Mark Twain and the San Francisco Writers Who Reinvented American Literature

by Ben Tarnoff

Pub Date: March 24th, 2014
ISBN: 978-1-59420-473-9
Publisher: Penguin Press

Four ambitious writers star in this literary history.

Journalist Tarnoff (A Counterfeiter’s Paradise: The Wicked Lives and Surprising Adventures of Three Early American Moneymakers, 2011) tells a lively story of mid-19th-century San Francisco, focused on champagne-swilling Mark Twain, foppish Bret Harte, poet and essayist Charles Warren Stoddard, and little-remembered poet Ina Coolbrith. Despite the book’s hyperbolic subtitle, Tarnoff does not make a case for these writers’ revolutionary impact on American literature; nor, in fact, that Stoddard and Coolbrith had any impact at all. In the 1860s, Harte was well-known for humorous short stories about California life, but by 1871, when he came East for a speaking tour, his career was over. “It was the corpse of that Bret Harte that swept in splendor across the continent,” Mark Twain announced. Although Twain had by then reconciled with his one-time rival, he did not mourn Harte’s literary downfall. His star was rising, partly due to his recognition by William Dean Howells, the influential editor of the Atlantic Monthly; partly due to his status as a brilliant performer who attracted huge audiences to his one-man shows; partly due to the fact that readers east of the Mississippi were enthralled by fiction set on the raunchy frontier. Exuberant stories gave the young nation new myths, establishing the West as “a place of paradox and incongruity, where conventional rules of sentiment and syntax broke down, and humor overlaid everything.” Twain proved to be a master of this new genre.

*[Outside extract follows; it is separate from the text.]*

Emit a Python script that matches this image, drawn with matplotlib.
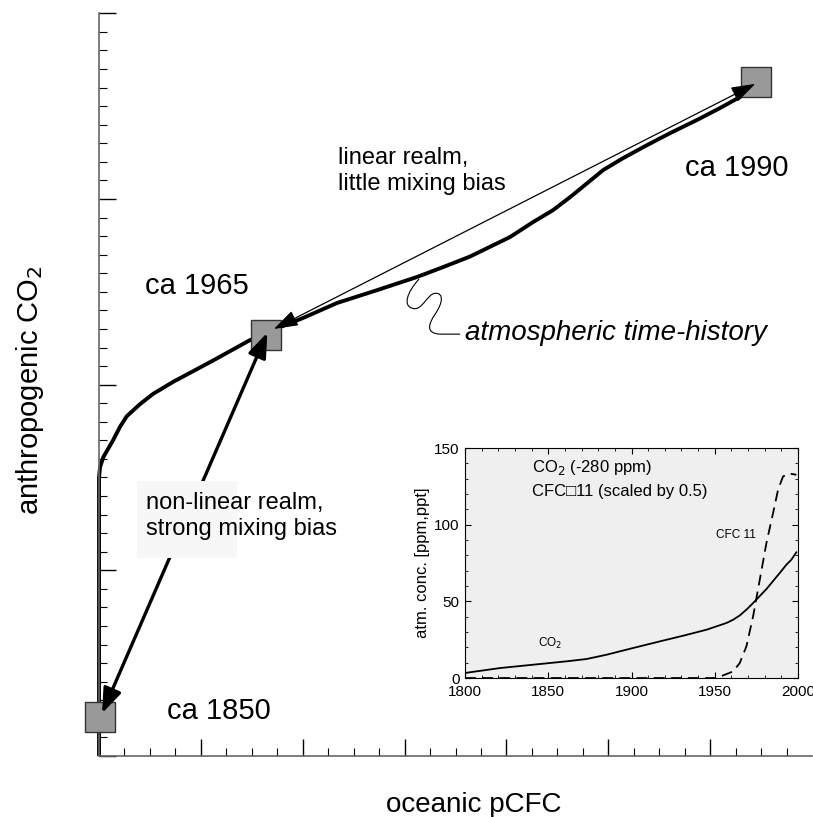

In such works as Innocents Abroad, a best-seller in 1869, Twain’s characters were ordinary middle Americans, honest, open and free of an old-world veneer of sophistication: “They belonged to a country of the future: an innovative, economically ascendant nation with a style all its own.”

It may be, as Tarnoff asserts, that these writers spent the best years of their lives in California, but only Twain, living in New York and Connecticut, left a lasting literary legacy.